# 门控 Delta 网络的大规模特征学习缩放规则

- 来源：HuggingFace Daily Papers（社区热门论文）
- 发布时间：2026-06-02 08:00
- AIHOT 分数：69
- AIHOT 链接：https://aihot.virxact.com/items/cmpz0edm20524sli3yudqenhp
- 原文链接：https://arxiv.org/abs/2606.04048

## AI 摘要

μP 已实现标准 Transformer 零样本超参数迁移，但扩展到线性模型（尤其带结构化状态转移的门控 Delta 网络）尚未探索。通过在前向传播、门控机制和循环动态中传播坐标规模估计，推导出门控 Delta 网络的缩放规则。语言模型预训练实验证实，该配置在 AdamW 和 SGD 下均实现跨模型宽度稳定学习率迁移，而标准参数化无法迁移。

## 正文

Training and scaling Large Language Models demand enormous computational resources, motivating both efficient sub-quadratic architectures and principled hyperparameter tuning methods.
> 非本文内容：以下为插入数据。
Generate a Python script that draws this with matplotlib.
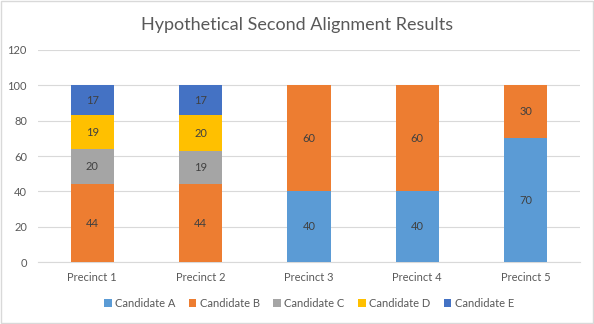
import matplotlib
matplotlib.use("Agg")
import matplotlib.pyplot as plt
import numpy as np

precincts = ["Precinct 1", "Precinct 2", "Precinct 3", "Precinct 4", "Precinct 5"]
candidates = ["Candidate A", "Candidate B", "Candidate C", "Candidate D", "Candidate E"]
cand_a = [0, 0, 40, 40, 70]
cand_b = [44, 44, 60, 60, 30]
cand_c = [20, 19, 0, 0, 0]
cand_d = [19, 20, 0, 0, 0]
cand_e = [17, 17, 0, 0, 0]
y_ticks = [0, 20, 40, 60, 80, 100, 120]

COLORS = ["#5B9BD5", "#ED7D31", "#A5A5A5", "#FFC000", "#4472C4"]
TEXT_CLR = "#595959"
GRID_CLR = "#D9D9D9"

plt.rcParams["font.family"] = ["Lato", "DejaVu Sans"]

fig = plt.figure(figsize=(5.94, 3.24), dpi=100)
ax = fig.add_axes([0.064, 0.191, 0.912, 0.655])

x = np.arange(len(precincts))
bottom = np.zeros(len(precincts))
for name, vals, color in zip(candidates, [cand_a, cand_b, cand_c, cand_d, cand_e], COLORS):
    vals = np.array(vals, dtype=float)
    ax.bar(x, vals, width=0.4, bottom=bottom, color=color, label=name, zorder=3)
    for xi, b, v in zip(x, bottom, vals):
        if v > 0:
            ax.text(xi, b + v / 2, f"{v:.0f}", ha="center", va="center",
                    fontsize=8, color="#404040", zorder=4)
    bottom += vals

ax.set_xlim(-0.5, len(precincts) - 0.5)
ax.set_ylim(0, 120)
ax.set_yticks(y_ticks)
ax.set_xticks(x)
ax.set_xticklabels(precincts)
ax.tick_params(length=0, colors=TEXT_CLR, labelsize=8)
ax.tick_params(axis="x", pad=7)
ax.tick_params(axis="y", pad=8)
ax.yaxis.grid(True, color=GRID_CLR, linewidth=0.8, zorder=0)
for side in ["top", "right", "left"]:
    ax.spines[side].set_visible(False)
ax.spines["bottom"].set_color(GRID_CLR)

fig.text(0.5, 0.922, "Hypothetical Second Alignment Results", ha="center", va="center",
         fontsize=13, color=TEXT_CLR)

ax.legend(loc="center", bbox_to_anchor=(0.5, -0.193), ncol=5, frameon=False,
          fontsize=8, labelcolor=TEXT_CLR, handlelength=0.7, handleheight=0.7,
          handletextpad=0.3, columnspacing=1.2)

fig.patches.append(plt.Rectangle((0.001, 0.002), 0.997, 0.995, transform=fig.transFigure,
                                 fill=False, edgecolor=GRID_CLR, linewidth=1))

fig.savefig("out.png", dpi=100, facecolor="white")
While the Maximal Update Parametrization (μP) has enabled zero-shot hyperparameter transfer for standard Transformers, its extension to linear models, particularly those with structured state transitions and complicated architectures, remains largely unexplored. By rigorously propagating coordinate-size estimates through the forward pass, gating mechanisms, and recurrent state dynamics, we derive the scaling rules for Gated Delta Network. Experiments on language-model pre-training confirm that our configurations enable stable learning-rate transfer across model widths under both AdamW and SGD, whereas standard parametrization fails to transfer, validating the correctness and practical utility of our analysis.